I started at the Center (then still called the Writing Lab) the same year you started as director. Our staff gatherings were the first kind of training I got in writing center pedagogy, and we tended to talk about practices like how to sit in relation to the student writer, how to respond to error–pretty basic Center issues but not yet the stuff of many books and articles. I did a project as an advanced TA with you where we videotaped undergrads talking about what a writing assignment was asking them to do. Don’t know if anybody ever looked at that video, but it sure taught me a great deal about how students read teachers’ instructions. As Bryan says, I feel nostalgia for the investigative energy of the UW Writing Center environment. Thanks, from down the years–
Eli Goldblatt
Professor of English
Temple University
Philadelphia, PA
I love your comment, Eli, about Brad’s always putting others ahead of and in front of him. So true and so beautifully said.
Matthew Capdevielle
Director, Writing Center
University of Notre Dame
This is great, Brad. I especially appreciate having this topics list and the shot of the familiar form with the OGE descriptions. It highlights for me how many different ways writing center administrators can set up opportunities for us all to learn from one another. I learned so much from the initial training I received when I started working in the Writing Center at UW, the one-on-one meetings I had with you, Brad, the wonderful conversations I had between sessions with my coworkers in the Writing Center, the well-planned staff meetings, and the OGE options I pursued in a small-group discussion setting. Each of these venues provided a unique angle on the work we were doing and created special opportunities for reflection and a deepening of our understanding of that work. I love that variety, and it’s something I’m always working to foster in our Writing Center at Notre Dame. Thank you!

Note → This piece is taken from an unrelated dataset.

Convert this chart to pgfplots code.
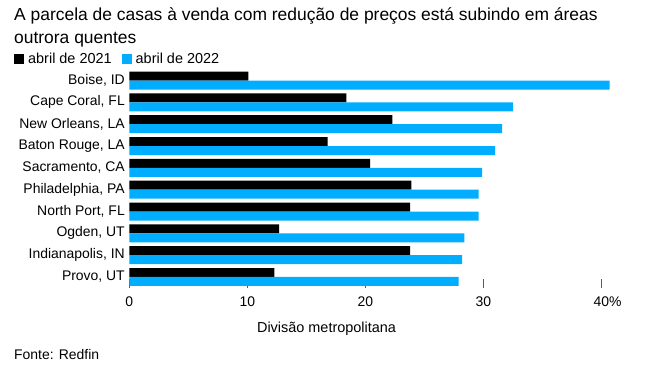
\documentclass[border=0pt]{standalone}
\usepackage{pgfplots}
\pgfplotsset{compat=1.18}
\usepackage{fontspec}
\setmainfont{Liberation Sans}
\definecolor{bblue}{HTML}{00ADFF}
\begin{document}
\begin{tikzpicture}[x=1bp,y=1bp]
\useasboundingbox (0,0) rectangle (654,-370);
\node[anchor=base west, inner sep=0pt, font=\fontsize{17.5}{21}\selectfont] at (14,-20) {A parcela de casas à venda com redução de preços está subindo em áreas};
\node[anchor=base west, inner sep=0pt, font=\fontsize{17.5}{21}\selectfont] at (14,-43) {outrora quentes};
\begin{axis}[
  at={(129.3bp,-287.9bp)}, anchor=south west,
  scale only axis, width=495.6bp, height=218.3bp,
  xmin=0, xmax=42, ymin=-0.5, ymax=9.5,
  xbar, bar width=0.412,
  x axis line style={draw=none}, y axis line style={draw=none},
  axis x line*=bottom, axis y line*=left,
  xtick={0,10,20,30,40},
  xticklabels={0,10,20,30,{40\rlap{\%}}},
  tick align=inside, major tick length=9bp,
  xtick style={draw=black!65, line width=0.8bp},
  ytick style={draw=none},
  ytick={0,...,9},
  yticklabels={{Provo, UT},{Indianapolis, IN},{Ogden, UT},{North Port, FL},{Philadelphia, PA},{Sacramento, CA},{Baton Rouge, LA},{New Orleans, LA},{Cape Coral, FL},{Boise, ID}},
  ticklabel style={font=\fontsize{14}{16}\selectfont},
  xticklabel style={anchor=base, yshift=-19bp},
  yticklabel style={anchor=east, xshift=-1bp},
  xlabel={Divisão metropolitana},
  xlabel style={font=\fontsize{14.5}{16}\selectfont, at={(axis description cs:0.398,0)}, anchor=base, yshift=-45bp},
  legend columns=2,
  legend style={at={(axis description cs:-0.2327,1.047)}, anchor=west, draw=none, fill=none, inner sep=0pt,
    font=\fontsize{14.5}{16}\selectfont, nodes={inner sep=0pt},
    /tikz/every odd column/.append style={column sep=4bp},
    /tikz/every even column/.append style={column sep=10bp}},
  legend image code/.code={\fill[#1] (0bp,-5bp) rectangle (10bp,5bp);},
  clip=false,
]
\addplot[fill=black, draw=none, bar shift=0.206] coordinates {(12.3,0) (23.8,1) (12.7,2) (23.8,3) (23.9,4) (20.4,5) (16.8,6) (22.3,7) (18.4,8) (10.1,9)};
\addlegendentry{abril de 2021}
\addplot[fill=bblue, draw=none, bar shift=-0.206] coordinates {(27.9,0) (28.2,1) (28.4,2) (29.6,3) (29.6,4) (29.9,5) (31.0,6) (31.6,7) (32.5,8) (40.7,9)};
\addlegendentry{abril de 2022}
\end{axis}
\node[anchor=base west, inner sep=0pt, font=\fontsize{14}{16}\selectfont] at (14,-359) {Fonte: Redfin};
\end{tikzpicture}
\end{document}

I also want to echo Bryan’s request for more blog posts about the proceedings in these OGE meetings. I’ve benefited tremendously from the posts on this site, and I’d love to have more windows into the smart conversations happening in the OGE program!
Matthew Capdevielle
Director, Writing Center
University of Notre Dame
Great stuff as always, Brad. It’s really interesting for me to see the familiar topics but also new subjects that your staff has chosen to focus on over the last 20 years. I agree that the list is a microcosm of the interests and concerns of the larger field, whether outside the UW Madison Writing Center or in writing studies more generally. It’s a great example of how centers need to be agile to address current issues but also how some topics (technology, language, the dynamics of a tutoring relationship) are ever-present–and by no means fully figured out. I look forward to your update on this blog post 20 years hence!
Neal Lerner
Professor of English
Director of Writing Programs
Northeastern Univ.
Boston, MA
Thanks, Brad, for a fascinating look at two decades of continuing staff education at the UW-Madison Writing Center! As someone who participated in “Advanced TA Training” (as we called it then) in the late 1990s where the timeline begins, your post brought back fond memories: I remember considering how to help at-risk undergraduates with Janet Fishbain; exploring writing in the sciences with Mary Berthold; and discussing strategies for assisting English Language Learners with Joyce Sexton. I found those sessions invaluable opportunities to benefit from the wisdom and experience of the Writing Center’s wonderful professional staff while also collaborating with graduate student colleagues.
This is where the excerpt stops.